Sleeping mats have two main functions: insulation and comfort. Comfort is perhaps the more obvious benefit, as a sleeping mat provides cushioning over uneven ground and gives a more mattress-like feel.
Insulation from the ground is essential, because whilst your sleeping bag protects you from losing body heat to the air, the ground actually conducts heat away from you at a much faster rate. A sleeping mat prevents this from happening and keeps you warmer through the night.
When choosing your sleeping mat, you should consider how important the following factors are to you: warmth, weight, pack size and comfort. Once you know which of these are your priorities, your decision will become much easier.
It can help to breathe a couple of puffs into the mat after giving it time to self-inflate; however, don’t do this too often as moisture blown into the mat can reduce its durability. When storing your self-inflating mat, it’s best to keep it flat with the valve open, as storing it rolled up long-term can limit the mat’s ability to self-inflate.
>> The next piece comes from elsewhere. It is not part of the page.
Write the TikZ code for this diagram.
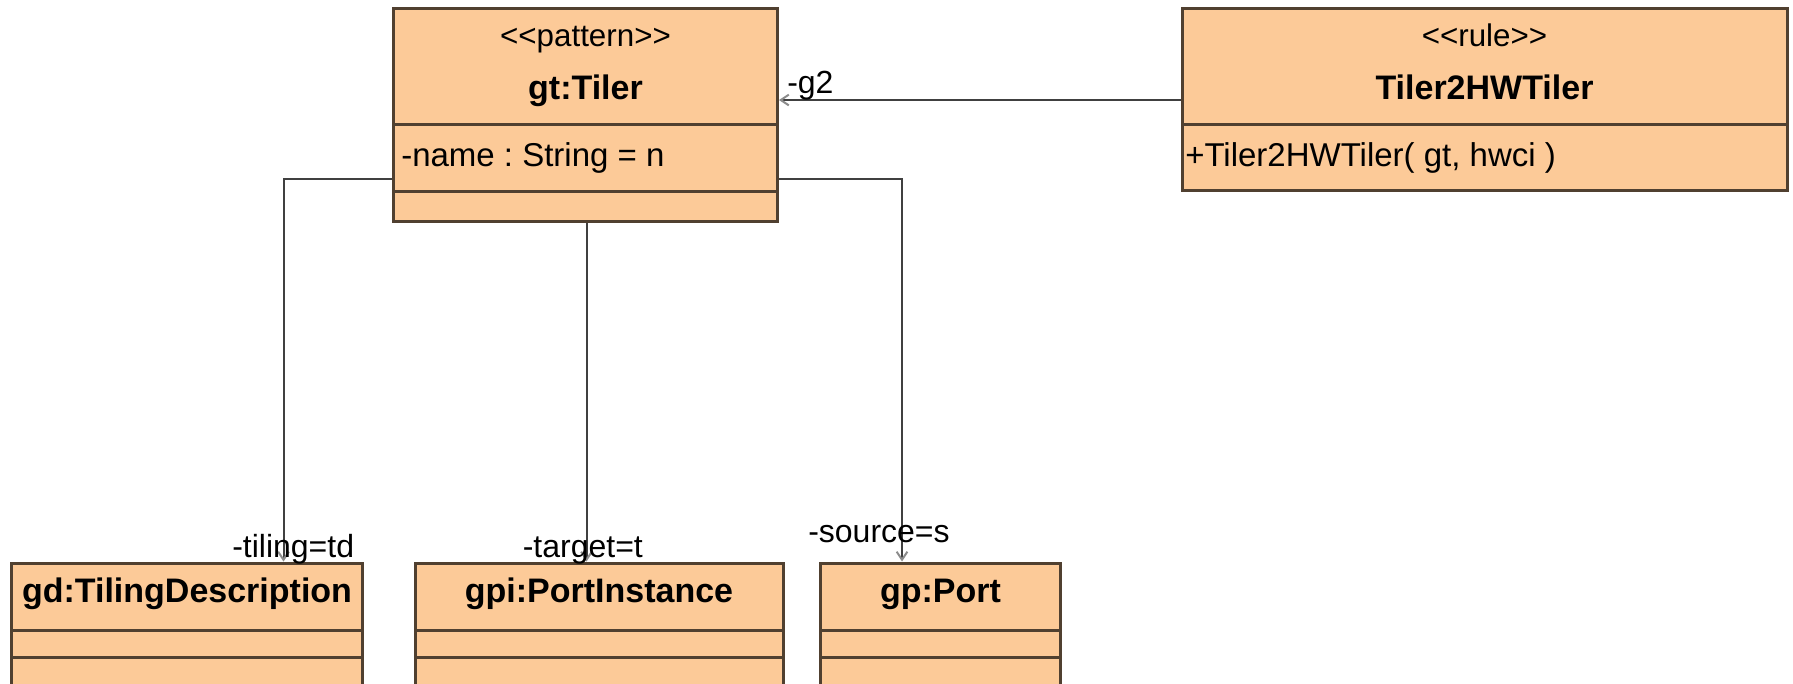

Air-filled mats use air to provide cushioning and sometimes include additional insulation such as down or reflective materials. They’re the ultimate in packable and lightweight sleeping, but you provide the puff to inflate them.
Pros of air-filled mats
- They are thicker than self-inflating mats, so are great for side sleepers
- They are very lightweight and packable
Cons of air-filled mats
- The air circulating freely inside makes air-filled mats less warm than self-inflating
- You may find them hard to inflate and may want to bring a pump if you have a respiratory condition/have had a long day adventuring!
Also known as roll mats or closed-cell foam mats, these are simply mats which roll or fold away.
Pros of foam mats
- They are light, durable and often cheap
- They cannot be punctured
Cons of foam mats
- They have poor packability, and often need to be strapped to the outside of a rucksack
- They are less warm and comfortable than other options
A traditional inflatable mattress, large and high-volume.
Pros of air beds
- They are thick and comfortable, making them the closest option to your bed at home
Cons of air beds
- They are big and heavy, so are only suitable for taking in the car
- They require a pump
- They have no additional insulation
Pack size is a common consideration for a sleeping mat, but it needs to be big enough to be fit for purpose. The mat should be at least wide enough to fit your shoulders whilst lying flat on your back. It is possible to buy ¾ length mats where your feet and lower legs are not insulated, but these should only be considered if you want ultimate packability and are sleeping in comfortable temperatures.
Some manufacturers produce women's-specific mats, which generally are a little shorter and contain more insulation around the torso and feet. With the reduction in length, offset against the extra insulation, these pads tend to end up a similar weight and pack size, so are worth considering for the extra warmth.
On some sleeping mats you’ll notice an R-Value in the product description or on the product. This is a measure of the mat’s ability to resist heat flow: the higher the R-Value, the more thermally resistant a mat is, and therefore warmer. There is currently no industry standardisation of this measurement, so whilst it is useful to know, it isn't the best way to compare mats.
If you’re heading out in particularly cold temperatures, it’s worth adding an extra mat to provide additional insulation. A foam mat underneath a self-inflating or air-filled mat is perfect for this.